Michael has always had an interest in justice for the underdog. When still in first year at Osgoode Hall Law School in Ontario, Michael and another student sued the Government of British Columbia for failing to permit residents of British Columbia to vote by absentee ballot in provincial elections. They argued it was a violation of the voting rights guaranteed in the Charter of Rights and Freedoms. The case went to the British Columbia Court of Appeal where, with the help of the British Columbia Civil Liberties Association, Michael won.
The decision is a leading case under the Charter of Rights and Freedoms and residents of British Columbia now have the right to vote by absentee ballot: Hoogbruin v. British Columbia (Lawyer General), (1984) 54 B.C.L.R. 177 (S.C.); Hoogbruin v. A.G.B.C., (1985) 70 B.C.L.R. 1 (C.A.).
Michael was born in The Netherlands. His family moved to Canada when he was a young child and he grew up first in Winnipeg and then North Vancouver. He did his undergraduate degree at Simon Fraser University before going to study law and obtain his law degree, Juris Doctor, at Osgoode Hall Law School, after which he studied at Universite’ Laval in Quebec City. Michael returned to Vancouver to begin his legal career.

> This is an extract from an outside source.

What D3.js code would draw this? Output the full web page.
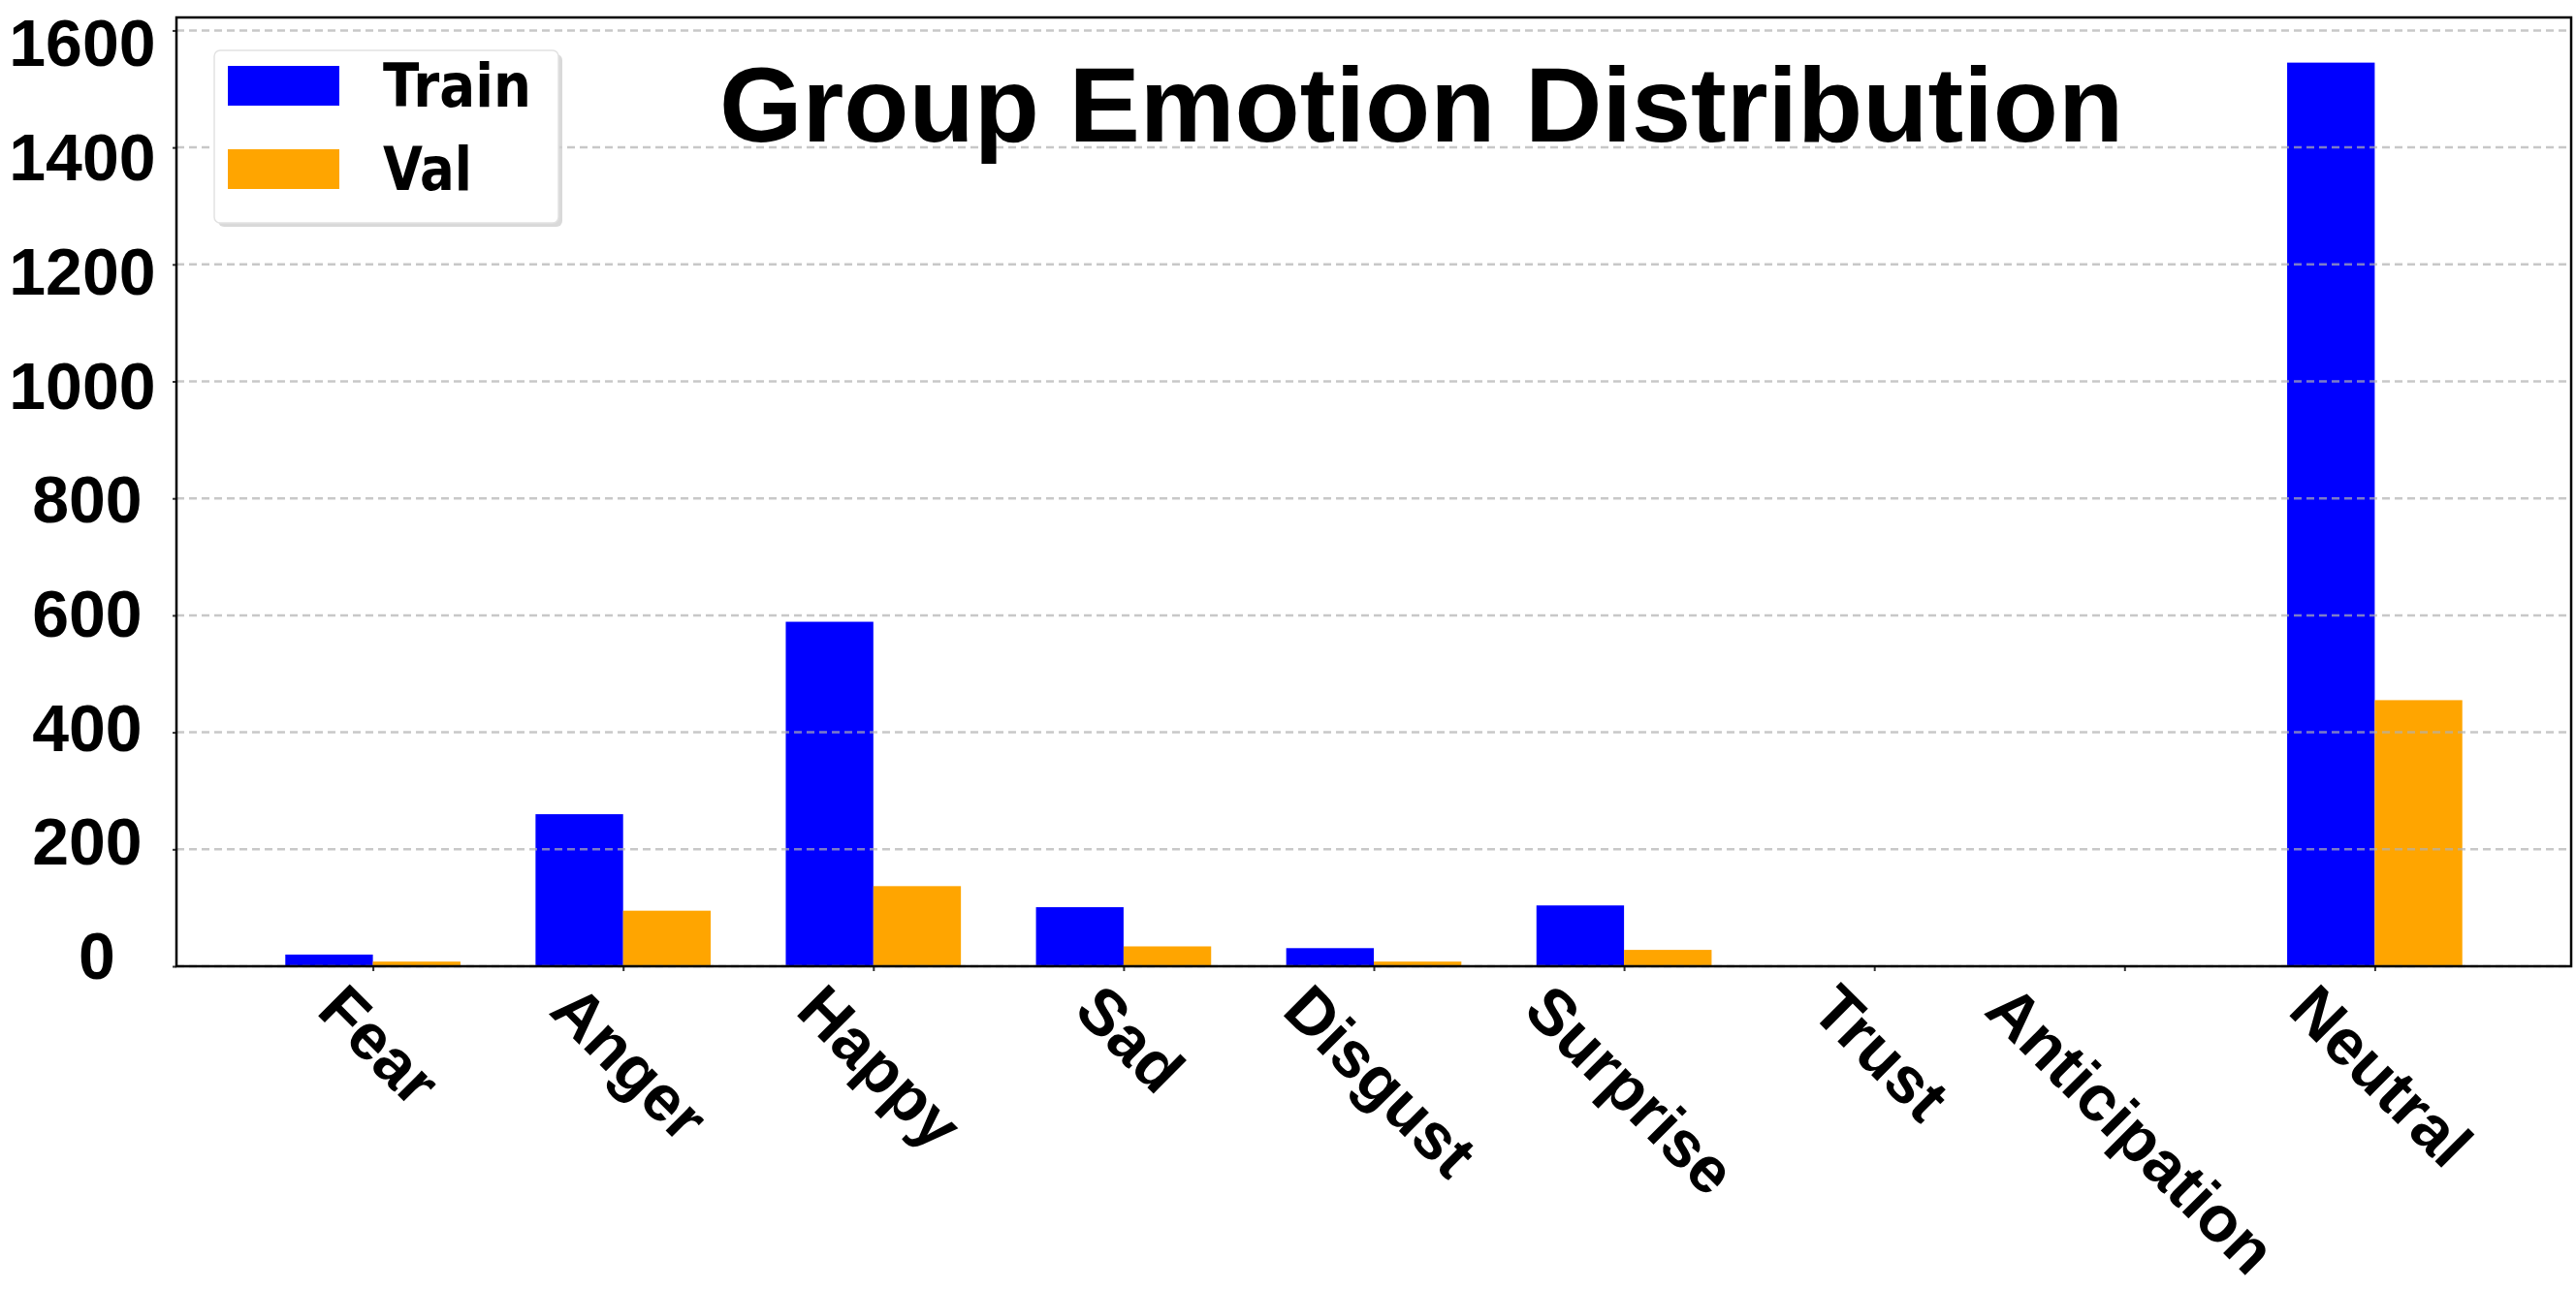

Michael has been a lawyer in British Columbia since 1987, practising almost exclusively in the area of personal injury law. The first five years of his practice he worked primarily representing defendants on behalf of ICBC. He developed a good understanding of how cases are conducted on behalf of large insurance companies. Having always been more comfortable representing the underdog, since 1992 Michael has restricted his practice exclusively to representing plaintiffs.
He has represented clients at all levels of courts in British Columbia: Small Claims Court, Supreme Court (Jury and Judge alone trials), and the Court of Appeal.